New Pictures 5: Jason Fulford, The Mushroom Collection
October 21, 2011 - April 8, 2012
Perlman Gallery (262)
Free Exhibition
A few years ago, a friend gave artist Jason Fulford a manila envelope, found at a flea market. The envelope contained more than 80 photographs of different mushroom types, each composed and annotated with the care of someone who just had to be a mushroom collector. These anonymous photographs inspired Fulford to create his own collection of photographs, publications, sculptures, and performances, all under the umbrella of The Soon Institute. Similar to the lifecycle of mushrooms, the project goes underground and periodically sprouts up in various artistic forms (including The Mushroom Collector, a book he published in 2010), in unexpected locations, such as New York, California, and Amsterdam. “The Mushroom Collection” project is now rumored to be arriving this October at the Minneapolis Institute of Art as part of “New Pictures 5,” and we are looking forward to seeing what form it will take.

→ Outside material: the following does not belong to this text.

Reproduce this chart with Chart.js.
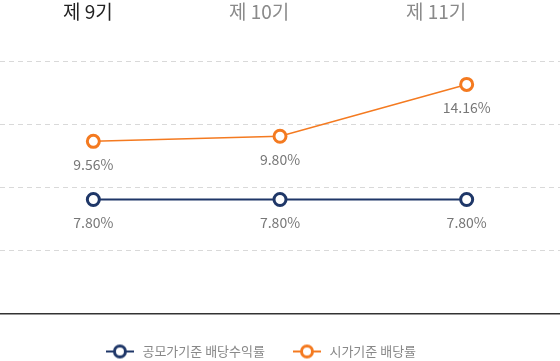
<!DOCTYPE html>
<html>
<head>
<meta charset="utf-8">
<script src="https://cdn.jsdelivr.net/npm/chart.js@4"></script>
<style>
    html, body { margin: 0; padding: 0; background: #fff; }
    #wrap { position: relative; width: 560px; height: 361px; }
    .aba { position: absolute; top: -2px; font-family: "Noto Sans CJK KR", "Noto Sans", sans-serif; font-size: 19px; line-height: 26px; color: #8a8a8a; white-space: nowrap; }
    .aba.ativo { color: #222; }
</style>
</head>
<body>
<div id="wrap">
    <div class="aba ativo" style="left:63px">제 9기</div>
    <div class="aba" style="left:229px">제 10기</div>
    <div class="aba" style="left:406px">제 11기</div>
    <canvas id="grafico" width="560" height="361"></canvas>
</div>
<script>
// periods (tabs above the chart)
const periodos = ['제 9기', '제 10기', '제 11기'];

// series names
const nomeSeries = ['공모가기준 배당수익률', '시가기준 배당률'];

// labels printed under each point
const textoOferta = ['7.80%', '7.80%', '7.80%'];
const textoMercado = ['9.56%', '9.80%', '14.16%'];

// plotted heights (grid step = 1)
const alturaOferta = [1.81, 1.81, 1.81];
const alturaMercado = [2.73, 2.81, 3.63];

const corAzul = '#1f3768';
const corLaranja = '#f47a20';

function iconeLegenda(cor) {
    const c = document.createElement('canvas');
    c.width = 28;
    c.height = 16;
    const g = c.getContext('2d');
    g.strokeStyle = cor;
    g.lineWidth = 2;
    g.beginPath();
    g.moveTo(0, 8);
    g.lineTo(28, 8);
    g.stroke();
    g.fillStyle = '#fff';
    g.lineWidth = 3;
    g.beginPath();
    g.arc(14, 8, 5.5, 0, Math.PI * 2);
    g.fill();
    g.stroke();
    return c;
}

const rotulos = {
    id: 'rotulos',
    afterDatasetsDraw(chart) {
        const ctx = chart.ctx;
        ctx.save();
        ctx.font = '14px "Noto Sans CJK KR", "Noto Sans", sans-serif';
        ctx.fillStyle = '#777';
        ctx.textAlign = 'center';
        ctx.textBaseline = 'middle';
        chart.data.datasets.forEach((ds, i) => {
            chart.getDatasetMeta(i).data.forEach((p, j) => {
                ctx.fillText(ds.textos[j], p.x, p.y + 23);
            });
        });
        ctx.restore();
    }
};

// legenda: altura fixa e deslocada um pouco pra esquerda
const ajusteLegenda = {
    id: 'ajusteLegenda',
    afterInit(chart) {
        const leg = chart.legend;
        if (!leg) return;
        const fitOriginal = leg.fit.bind(leg);
        leg.fit = function () {
            fitOriginal();
            this.height = 42;
        };
    },
    afterLayout(chart) {
        if (!chart.legend) return;
        chart.legend.left -= 20;
        chart.legend.right -= 20;
    }
};

const ctx = document.getElementById('grafico').getContext('2d');
new Chart(ctx, {
    type: 'line',
    data: {
        labels: periodos,
        datasets: [{
            label: nomeSeries[0],
            data: alturaOferta,
            textos: textoOferta,
            borderColor: corAzul,
            borderWidth: 2,
            pointRadius: 6,
            pointBorderWidth: 3,
            pointBackgroundColor: '#fff',
            pointBorderColor: corAzul,
            pointStyle: 'circle',
            legendIcon: iconeLegenda(corAzul)
        }, {
            label: nomeSeries[1],
            data: alturaMercado,
            textos: textoMercado,
            borderColor: corLaranja,
            borderWidth: 1.5,
            pointRadius: 6,
            pointBorderWidth: 3,
            pointBackgroundColor: '#fff',
            pointBorderColor: corLaranja,
            pointStyle: 'circle',
            legendIcon: iconeLegenda(corLaranja)
        }]
    },
    options: {
        responsive: false,
        animation: false,
        layout: { autoPadding: false, padding: { top: 61, left: 0, right: 0, bottom: 0 } },
        scales: {
            x: {
                offset: true,
                grid: { display: false },
                ticks: { display: false },
                border: { display: true, color: '#333', width: 1.5 },
                afterFit: s => { s.height = 5; }
            },
            y: {
                min: 0,
                max: 4,
                ticks: { display: false, stepSize: 1 },
                grid: { color: ctx => ctx.tick.value === 0 ? 'rgba(0,0,0,0)' : '#d9d9d9', drawTicks: false },
                border: { display: false, dash: [5, 4] },
                afterFit: s => { s.width = 0; }
            }
        },
        plugins: {
            tooltip: { enabled: false },
            legend: {
                position: 'bottom',
                labels: {
                    usePointStyle: true,
                    pointStyleWidth: 32,
                    padding: 26,
                    color: '#888',
                    font: { family: '"Noto Sans CJK KR", "Noto Sans", sans-serif', size: 13 },
                    generateLabels: chart => chart.data.datasets.map((ds, i) => ({
                        text: ds.label,
                        fontColor: '#888',
                        pointStyle: ds.legendIcon,
                        datasetIndex: i,
                        lineWidth: 0,
                        hidden: false
                    }))
                }
            }
        }
    },
    plugins: [rotulos, ajusteLegenda]
});
</script>
</body>
</html>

John Cage, the avant-garde musician, thinker, and, of course, mushroom collector, noted in his book For the Birds (1981), “It’s useless to pretend to know mushrooms. They escape your erudition. [The more you know them] the less sure you feel about identifying them.” Fulford’s photographs draw inspiration from Cage’s pleasure, wonder, and openness in the pursuit of visual knowledge. The pictures appear to be unremarkable shots of commonplace objects, people, and places. Yet a closer look reveals humorous and subtle oddities: a crane lifting two ladders; a natural branch form casting an artificial multicolor shadow; a happy threesome running toward a cave as though part of a travel advertisement. Instead of a singular, heroic photograph, Fulford’s images reveal themselves through repetition, sequences, relationships between form and shadow, abstraction and reality.
Fulford is the co-founder of the publishing house J&L Books in Atlanta / New York, and the author of several titles, such as Sunbird (2000), Crushed (2003), and Raising Frogs for $$$ (2006). This will be his first museum exhibition.